Results in the 100B-token experiment (Nemotron-3 Nano)
In a 100B-token continuation, mixing task-seeded SDG in later stages produced improvements across several capability groups:
Group
Before
After
Change
MMLU-Pro
64.8
66.6
+1.8
Average code
73.2
75.1
+1.9
Average math
87.6
87.9
+0.3
Commonsense understanding
72.9
74.5
+1.6
GPQA
30.8
41.9
+11.1
Also, in an ablation with and without context in the enriched answers, the variant with context showed gains on several metrics (selected examples):
Evaluation
No context
With context
Change
PIQA
82.86
84.44
+1.58
AGIEval-en CoT
63.16
69.32
+6.16
GPQA-Diamond CoT n-shot
34.85
45.96
+11.11
Quick interpretation: the largest jumps (for example GPQA) suggest that enriched examples with knowledge and reasoning steps help handle harder scientific questions.

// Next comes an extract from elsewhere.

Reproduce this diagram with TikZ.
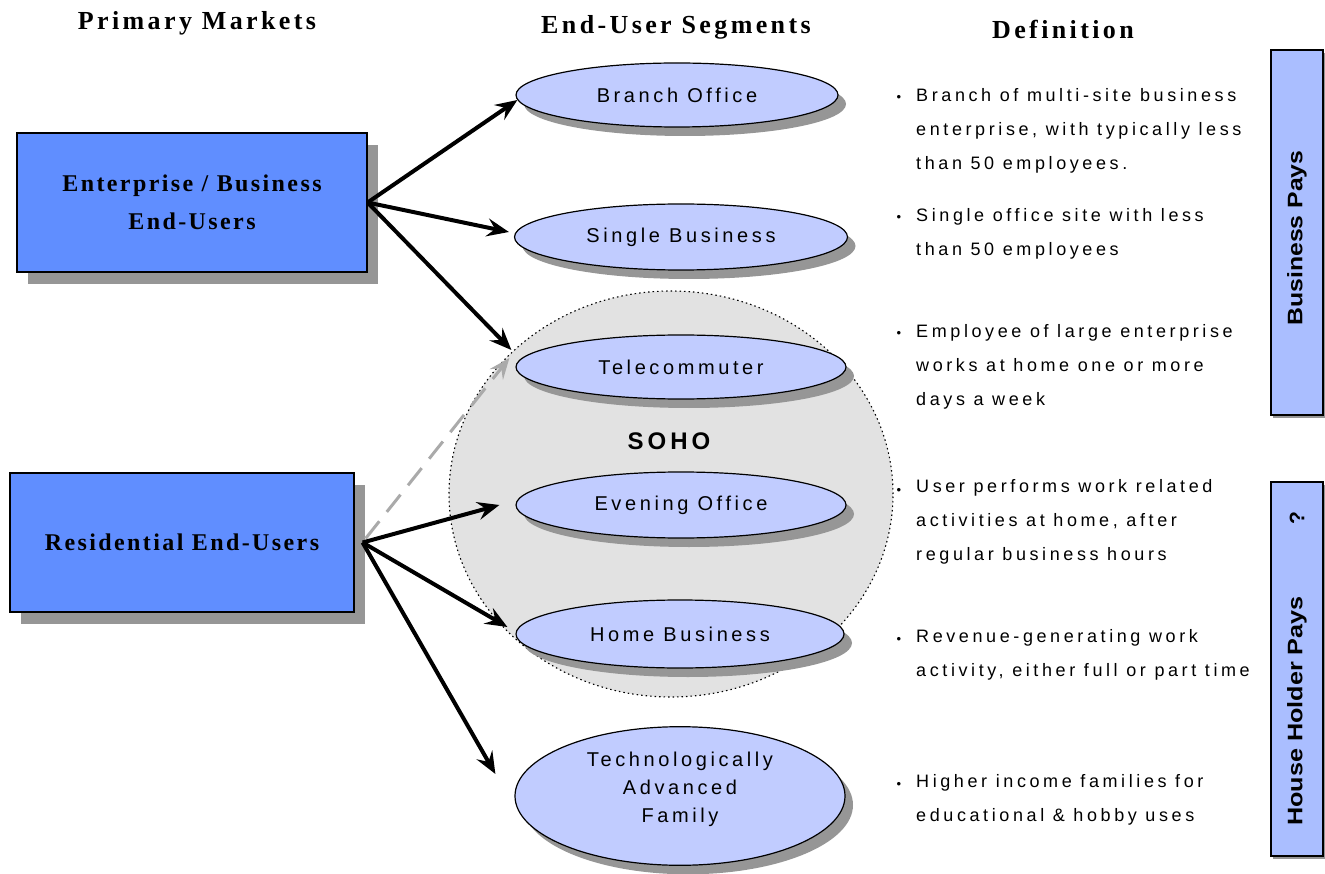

Improvements aren’t limited to the seed task but appear across multiple groups, supporting the idea of transfer between task families.
Practical findings and recommendations
Broad coverage of seeds reduces overfitting to a single evaluation style.
Context and traces of reasoning help more than the answer alone, especially on reasoning and science tasks.
Storing semantic text in the answer is better than cryptic labels.
Multiple-choice is easy to check; generative tasks require extraction and task-specific validation pipelines.
Mixture design matters: without controls, large tasks dominate the mix. You need sampling adjustments to preserve important families.
Verify improvements with broad metrics: a single bump in MMLU-Pro or GPQA matters more if other capabilities (math, code, general knowledge) remain stable.
Limits and considerations
Do not use test/holdout splits to generate examples: the pipeline only takes public training splits as seeds.
Risk that generation reproduces seeds' biases; verification and source diversity help.
For commercial trainings (Nemotron Ultra/Super) a subset compatible with licenses was filtered and selected.
The main lesson is clear: generating more data isn’t enough. Generating data with the right structure, explanation signals and enough metadata for mixing decisions offers a practical, scalable lever to improve reasoning and QA skills in late pretraining stages.